Residents of New Jersey who are faced with a situation in which calls for making legal or medical decisions for a minor or incapacitated adult may want to consider establishing guardianship. Although not appropriate for all circumstances, a guardianship can provide certain protections for both the guardian and the person needing guarding.
According to FindLaw, guardianship of a minor is recommended when the caretaker is providing for all the child's needs and the situation is going to continue for longer than a few months. This is beneficial for the child because the caretaker is able to make more decisions, such as medical care, school enrollment and benefits, based on the best interests of the child. The caretaker also has some protection in the event the parents, who are deemed unfit, want to get custody back.
Parents may also establish guardianship over a child's property in the event he or she inherits property or money of any worth. This reduces liability in the event of misuse and also ensures the parent's management of the property is appropriate.

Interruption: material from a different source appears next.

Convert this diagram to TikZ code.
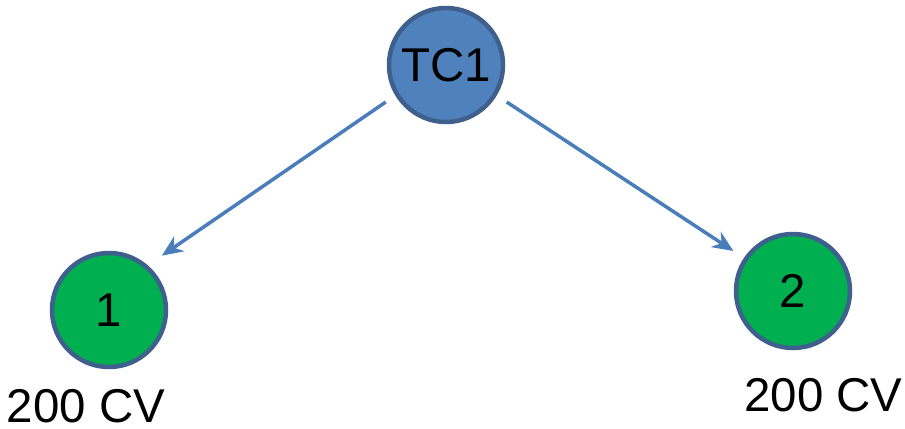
\documentclass[tikz,border=0pt]{standalone}
\usepackage{fontspec}
\setmainfont{Liberation Sans}
\usetikzlibrary{arrows.meta}
\begin{document}
\begin{tikzpicture}
  \def\px{0.02}
  \definecolor{tcblue}{HTML}{4F81BD}
  \definecolor{rimblue}{HTML}{3F5F8C}
  \definecolor{unitgreen}{HTML}{00B050}
  \definecolor{linkblue}{HTML}{4A7EBB}
  \tikzset{
    station/.style={circle, draw=rimblue, line width={4.5*\px cm},
      minimum size={114*\px cm}, inner sep=0pt,
      font=\fontsize{27}{32}\selectfont},
    rating/.style={inner sep=0pt, font=\fontsize{27}{32}\selectfont},
    link/.style={-{Stealth[length={21*\px cm}, width={18*\px cm}]},
      linkblue, line width={3.5*\px cm}},
  }
  \useasboundingbox (0,0) rectangle ({905*\px},{-428*\px});

  %--- controller and the two units ---
  \node[station, fill=tcblue]    (tc) at ({446*\px},{-65*\px})  {TC1};
  \node[station, fill=unitgreen] (n1) at ({109*\px},{-310*\px}) {1};
  \node[station, fill=unitgreen] (n2) at ({793*\px},{-291*\px}) {2};

  %--- ratings ---
  \node[rating] (lab1) at ({86*\px},{-406*\px})  {200 CV};
  \node[rating] (lab2) at ({823.5*\px},{-395.5*\px}) {200 CV};

  %--- links ---
  \draw[link, shorten <={11.5*\px cm}, shorten >={17*\px cm}] (tc.211) -- (n1.49);
  \draw[link, shorten <={12*\px cm}, shorten >={12.5*\px cm}] (tc.329.5) -- (n2.146);

\end{tikzpicture}
\end{document}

According to the New Jersey Department of Human Services, guardianship of an adult may also be suitable when the adult cannot fully make decisions on his or her own. When court appointed, the guardianship is of the individual only, and the guardian has no financial obligation. The only responsibility related to finances is in helping the person fill in and sign entitlement applications. Other duties the guardian performs are those related to the person's welfare, safety and health. Most guardianships are not permanent, and regular review of guardianship need is performed.